Wonder what is the basis of the barmy Green party idea of full reserve banking? Wierd
It covers UK interpretation thereof.
The GP policy is based on Positive Money – a positively dangerous NGO
I see Professor Steve Keen is listed as one of their advisors. How does this stack up with your opinion of this NGO?
Irrelevant.
He can advise they’re wrong and I suspect he does.
and – to reiterate (but without listing all the discussion on two other blog entries and their comment threads) – GPEW economic policy is now changing; and the Positive Money stuff should not be there.

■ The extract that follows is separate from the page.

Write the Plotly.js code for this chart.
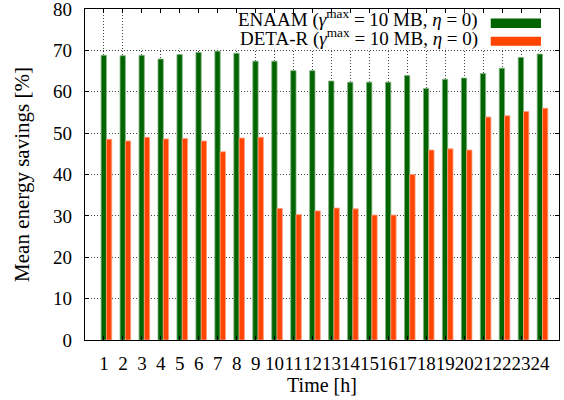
<!DOCTYPE html>
<html>
<head>
<meta charset="utf-8">
<script src="https://cdn.plot.ly/plotly-3.0.1.min.js"></script>
<style>
  html, body { margin: 0; padding: 0; background: #fff; }
  #chart { width: 564px; height: 400px; }
</style>
</head>
<body>
<div id="chart"></div>
<script>
// Hour of day
const hours = [1, 2, 3, 4, 5, 6, 7, 8, 9, 10, 11, 12, 13, 14, 15, 16, 17, 18, 19, 20, 21, 22, 23, 24];
// Mean energy savings [%] per hour
const enaam = [68.8, 68.7, 68.8, 67.9, 69.0, 69.5, 69.8, 69.3, 67.4, 67.4, 65.1, 65.1,
               62.6, 62.3, 62.3, 62.3, 63.9, 60.8, 63.0, 63.3, 64.4, 65.7, 68.3, 69.1];
const detar = [48.5, 48.1, 49.0, 48.6, 48.7, 48.1, 45.5, 48.8, 49.0, 31.8, 30.3, 31.2,
               31.9, 31.7, 30.2, 30.2, 40.0, 45.9, 46.2, 45.9, 53.9, 54.2, 55.2, 56.0];
const yTicks = [0, 10, 20, 30, 40, 50, 60, 70, 80];
const seriesNames = [
  'ENAAM (<i>γ</i><sup>max</sup> = 10 MB, <i>η</i> = 0)',
  'DETA-R (<i>γ</i><sup>max</sup> = 10 MB, <i>η</i> = 0)'
];

const GREEN = '#006400';
const ORANGE = '#ff4500';
const FONT = 'Liberation Serif, Times New Roman, serif';

const traces = [
  {
    type: 'bar', x: hours, y: enaam, name: seriesNames[0],
    width: 0.28, offset: -0.15,
    marker: { color: GREEN, line: { color: '#7fb27f', width: 0.8 } },
    showlegend: false, hoverinfo: 'x+y'
  },
  {
    type: 'bar', x: hours, y: detar, name: seriesNames[1],
    width: 0.28, offset: 0.13,
    marker: { color: ORANGE, line: { color: '#ffa080', width: 0.8 } },
    showlegend: false, hoverinfo: 'x+y'
  }
];

// Key box: white panel with text on the left and long swatches on the right
const keyRows = [
  { text: seriesNames[0], color: GREEN, yText: 77.6, y0: 75.4, y1: 77.7 },
  { text: seriesNames[1], color: ORANGE, yText: 73.0, y0: 71.1, y1: 73.3 }
];

const shapes = [
  { type: 'rect', xref: 'x', yref: 'y', x0: 2.4, x1: 25, y0: 70.4, y1: 79.1,
    fillcolor: '#ffffff', line: { width: 0 }, layer: 'between' }
];
const annotations = [];
keyRows.forEach(r => {
  shapes.push({ type: 'rect', xref: 'x', yref: 'y', x0: 21.4, x1: 24.05, y0: r.y0, y1: r.y1,
                fillcolor: r.color, line: { width: 0 }, layer: 'above' });
  annotations.push({ xref: 'x', yref: 'y', x: 20.85, y: r.yText, xanchor: 'right', yanchor: 'middle',
                     text: r.text, showarrow: false, font: { family: FONT, size: 19, color: '#000' } });
});

const axisCommon = {
  showline: true, linecolor: '#000', linewidth: 1.2, mirror: 'ticks',
  ticks: 'inside', ticklen: 4, tickcolor: '#000', tickwidth: 1,
  showgrid: true, gridcolor: '#444', gridwidth: 1, griddash: '1px,2px',
  zeroline: false, ticklabeloverflow: 'allow',
  tickfont: { family: FONT, size: 19, color: '#000' }
};

const layout = {
  width: 564, height: 400,
  margin: { l: 85, r: 5, t: 9, b: 60 },
  paper_bgcolor: '#fff', plot_bgcolor: '#fff',
  barmode: 'overlay',
  xaxis: Object.assign({}, axisCommon, {
    range: [0, 25], tickmode: 'array', tickvals: hours, ticktext: hours.map(String),
    tickangle: 0, ticklabelstandoff: 6,
    title: { text: 'Time [h]', font: { family: FONT, size: 20, color: '#000' }, standoff: 4 }
  }),
  yaxis: Object.assign({}, axisCommon, {
    range: [0, 80], tickmode: 'array', tickvals: yTicks, ticktext: yTicks.map(String),
    ticklabelstandoff: 8,
    title: { text: 'Mean energy savings [%]', font: { family: FONT, size: 21, color: '#000' }, standoff: 17 }
  }),
  shapes: shapes,
  annotations: annotations,
  showlegend: false
};

Plotly.newPlot('chart', traces, layout, { staticPlot: true });
</script>
</body>
</html>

I hope it will, eventually, go
Questions about Full reserve banking is an example of a senseless question. Banks are not limited by reserves. They create the reserves that they need. Creating a law that requires banks to make money by credit creation equal to a desired ratio (ordained by a politicians) does not limit the banks credit creation activites. If anything, we are perhaps encouraging it rather than preventing it. I am not really sure what problem the policy is trying to fix. I think it comes from a world view acknowledging that there is a problem and seeking to solve it without first identifying the problem.
Excellent!
Er….a PDF?
Why?
Would that help?
That is the only reason why I would ask. I think the subject matter is worth one. People out here still think that savings produce loans, and that just distorts the reality we so often speak of here.
But…………no rush!
Let me think about this.
All correct, I think.
Thanks
Answers a question in our Green Party discussion (actually a social), though most present were on board with MMT. A lot of dissing MMT, you, Keen, Kelton etc going on now online, though unable to articulate what is wrong with MMT. Bad actors have arrived in Green circles.
The trolls are in….
Richard,
I must express strong protest at your statement…
“full reserve banking (which is currently technically Green Party economic policy)”

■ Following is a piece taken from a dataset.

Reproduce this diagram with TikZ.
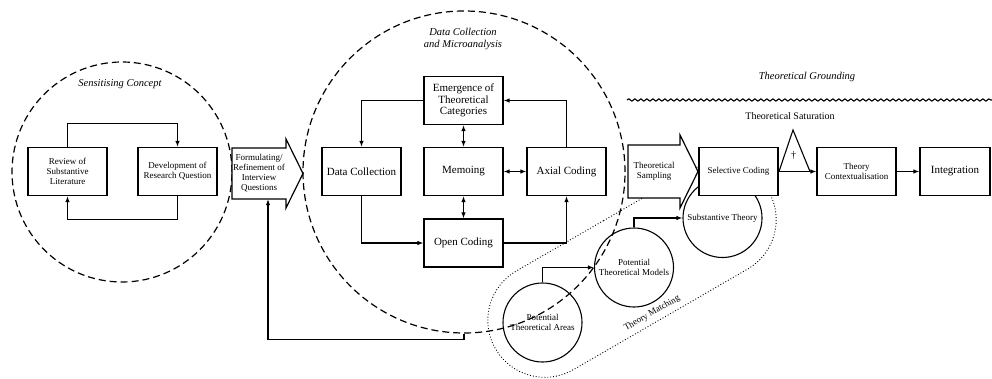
\documentclass[tikz,border=0pt]{standalone}
\usepackage{fontspec}
\setmainfont{Liberation Serif}
\usepackage{tikz}
\usetikzlibrary{arrows.meta,shapes.misc,decorations.pathmorphing}

\begin{document}
\begin{tikzpicture}[x=1pt,y=-1pt,
  >={Latex[length=6pt,width=4.5pt]},
  box/.style={draw,fill=white,line width=1.2pt,minimum width=79pt,minimum height=48pt,align=center,inner sep=2pt},
  bigtxt/.style={font=\fontsize{11}{11.5}\selectfont},
  smalltxt/.style={font=\fontsize{9}{10}\selectfont},
  theo/.style={draw,circle,line width=1.1pt,minimum size=79pt,inner sep=0pt,align=center,font=\fontsize{9}{10}\selectfont},
  zone/.style={draw,circle,dash pattern=on 7pt off 4pt,line width=1.2pt,inner sep=0pt},
  ttl/.style={font=\itshape\fontsize{10.5}{12}\selectfont,align=center},
  conn/.style={->,line width=1.1pt}]
  \useasboundingbox (0,0) rectangle (992,379);

  % sensitising concept
  \node[zone,minimum size=220pt] (sens) at (122,172) {};
  \node[ttl] (senst) at (120,84) {Sensitising Concept};
  \node[box,smalltxt] (rev) at (67.5,171.5) {Review of\\Substantive\\Literature};
  \node[box,smalltxt] (dev) at (177.5,171.5) {Development of\\Research Question};
  \draw[conn] (rev.north) -- ++(0,-23) -| (dev.north);
  \draw[conn] (dev.south) -- ++(0,23) -| (rev.south);

  % formulating arrow
  \draw[line width=1.2pt,fill=white] (232,148) -- (286,148) -- (286,139)
    -- (303,173.5) -- (286,208) -- (286,199) -- (232,199) -- cycle;
  \node[smalltxt,align=center,minimum width=54pt,minimum height=51pt,inner sep=0pt] (frm)
    at (259,173.5) {Formulating/\\Refinement of\\Interview\\Questions};

  % data collection and microanalysis
  \node[zone,minimum size=322pt] (dcm) at (464,172) {};
  \node[ttl] (dcmt) at (463,39) {Data Collection\\and Microanalysis};
  \node[box,bigtxt] (emg) at (463.5,100.5) {Emergence of\\Theoretical\\Categories};
  \node[box,bigtxt] (dc) at (361.5,171.5) {Data Collection};
  \node[box,bigtxt] (mem) at (463.5,171.5) {Memoing};
  \node[box,bigtxt] (ax) at (566.5,171.5) {Axial Coding};
  \node[box,bigtxt] (oc) at (463.5,243) {Open Coding};
  \draw[conn] (emg.west) -| (dc.north);
  \draw[conn] (ax.north) |- (emg.east);
  \draw[conn,<->] (emg) -- (mem);
  \draw[conn,<->] (mem) -- (ax);
  \draw[conn,<->] (mem) -- (oc);
  \draw[conn] (dc.south) |- (oc.west);
  \draw[conn] (oc.east) -| (ax.south);

  % theory matching
  \node[draw,dotted,rounded rectangle,minimum width=322pt,minimum height=114pt,
    rotate=30,line width=.9pt] (tm) at (632,270) {};
  \node[rotate=30,anchor=south,inner sep=3pt,font=\fontsize{9}{10}\selectfont] (tmt)
    at ([xshift=-5pt]tm.south) {Theory Matching};
  \node[theo] (pta) at (542.5,322.5) {Potential\\Theoretical Areas};
  \node[theo] (ptm) at (634,267.5) {Potential\\Theoretical Models};
  \node[theo] (st) at (722.5,218) {Substantive Theory};
  \draw[conn] (pta.north) |- (ptm.west);
  \draw[conn] (ptm.north) |- (st.west);

  \draw[conn] (dcm.south) -- ++(0,6) -| ([xshift=9pt]frm.south);

  % theoretical grounding
  \draw[decorate,decoration={snake,segment length=6pt,amplitude=1.1pt},line width=1.1pt]
    (627,100) -- (992,100);
  \node[ttl] (grd) at (807,77) {Theoretical Grounding};
  \node[font=\fontsize{10}{12}\selectfont] (sat) at (790,116) {Theoretical Saturation};

  \draw[line width=1.2pt,fill=white] (628,145) -- (680,145) -- (680,135)
    -- (698,171.5) -- (680,208) -- (680,198) -- (628,198) -- cycle;
  \node[smalltxt,align=center] (samp) at (654,171.5) {Theoretical\\Sampling};
  \node[box,smalltxt] (sel) at (738.5,171.5) {Selective Coding};
  \node[box,smalltxt] (ctx) at (856.5,171.5) {Theory\\Contextualisation};
  \node[box,bigtxt,minimum width=70pt] (int) at (955,171.5) {Integration};
  \draw[conn] (sel) -- (ctx);
  \draw[conn] (ctx) -- (int);
  \draw[line width=1.1pt] (779,171.5) -- (793,130) -- (810,171.5);
  \node[font=\fontsize{10}{10}\selectfont] (dag) at (793.5,156) {\textdagger};
\end{tikzpicture}
\end{document}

As you will know, from the email I copied to you yesterday, I expressed some reservations myself on whether Sovereign Money (100 reserve banking) has really been dropped by the Green Party(GPEW).
Nevertheless, there was no mention of Sovereign Money in the GP Manifesto 2024 and that should be the reference for what is and is not GP policy.

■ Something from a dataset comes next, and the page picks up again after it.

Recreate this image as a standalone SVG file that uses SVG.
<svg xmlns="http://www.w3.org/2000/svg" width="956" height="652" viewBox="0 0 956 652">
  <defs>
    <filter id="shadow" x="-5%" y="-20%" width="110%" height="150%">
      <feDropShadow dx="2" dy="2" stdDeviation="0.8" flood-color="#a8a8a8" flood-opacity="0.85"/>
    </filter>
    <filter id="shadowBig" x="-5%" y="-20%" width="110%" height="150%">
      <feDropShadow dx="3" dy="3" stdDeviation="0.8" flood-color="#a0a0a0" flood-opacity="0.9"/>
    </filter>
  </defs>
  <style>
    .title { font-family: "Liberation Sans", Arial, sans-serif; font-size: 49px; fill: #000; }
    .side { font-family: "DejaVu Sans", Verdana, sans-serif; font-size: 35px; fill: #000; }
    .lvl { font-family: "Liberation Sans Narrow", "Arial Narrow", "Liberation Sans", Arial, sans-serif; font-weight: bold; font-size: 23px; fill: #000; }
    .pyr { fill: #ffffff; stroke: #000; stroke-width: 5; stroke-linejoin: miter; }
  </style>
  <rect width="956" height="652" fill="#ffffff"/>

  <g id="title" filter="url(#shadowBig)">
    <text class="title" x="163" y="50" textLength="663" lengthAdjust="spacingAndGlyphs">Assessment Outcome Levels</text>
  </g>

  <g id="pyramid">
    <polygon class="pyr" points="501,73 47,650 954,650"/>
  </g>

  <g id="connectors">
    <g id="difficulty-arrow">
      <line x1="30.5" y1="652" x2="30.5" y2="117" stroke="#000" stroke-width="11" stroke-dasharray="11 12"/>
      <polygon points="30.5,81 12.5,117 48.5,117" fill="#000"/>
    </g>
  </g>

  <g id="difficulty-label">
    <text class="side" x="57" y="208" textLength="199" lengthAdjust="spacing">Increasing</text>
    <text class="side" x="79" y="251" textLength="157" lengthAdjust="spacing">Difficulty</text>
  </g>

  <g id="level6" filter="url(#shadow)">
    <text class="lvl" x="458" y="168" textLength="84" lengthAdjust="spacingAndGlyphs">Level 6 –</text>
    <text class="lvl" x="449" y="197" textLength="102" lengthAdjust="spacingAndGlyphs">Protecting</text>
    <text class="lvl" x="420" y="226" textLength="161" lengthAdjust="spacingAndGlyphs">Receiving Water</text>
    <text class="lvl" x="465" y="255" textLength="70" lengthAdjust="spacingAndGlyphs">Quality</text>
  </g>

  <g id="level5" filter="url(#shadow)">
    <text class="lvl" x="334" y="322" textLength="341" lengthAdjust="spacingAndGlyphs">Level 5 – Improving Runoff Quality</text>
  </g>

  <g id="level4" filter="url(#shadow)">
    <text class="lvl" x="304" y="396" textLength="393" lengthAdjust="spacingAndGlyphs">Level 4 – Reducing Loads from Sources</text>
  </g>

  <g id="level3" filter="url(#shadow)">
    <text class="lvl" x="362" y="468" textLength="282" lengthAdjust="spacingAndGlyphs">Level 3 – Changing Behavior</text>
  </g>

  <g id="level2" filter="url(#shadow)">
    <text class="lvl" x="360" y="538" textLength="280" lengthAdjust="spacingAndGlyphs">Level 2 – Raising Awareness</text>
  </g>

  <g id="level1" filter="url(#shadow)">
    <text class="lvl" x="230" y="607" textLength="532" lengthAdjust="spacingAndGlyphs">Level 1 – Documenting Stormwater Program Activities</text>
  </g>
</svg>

There is a reference to SM in the GP Voting Paper but that may have been an oversight and the Voting Paper – which was referred back at this year’s conference and did not therefore become GP party policy – has now been superseded by a New Economy Chapter in which SM is explicitly rejected. (Of course, the NEC has also not been voted on so that does not currently represent formal party policy either.)
The real problem about the GP’s economic policy is that there are several lacunae and a few naïve policies, as previously noted on this blog.
On banking specifically, now that Sovereign Money has been rejected, the problem is that no substantive policy has replaced it. This omission is in process of being made good. A little patience is in order and we must not rush to judgement.
My reference was to formal policy – as far as I can see it is still there
Ian, if only the last GE manifesto represents GP policy, why do they bother with the incredibly lengthy and detailed ‘Manifesto for a Sustainable Society’? Isn’t the GE Manifesto just a distillation of the MFSS?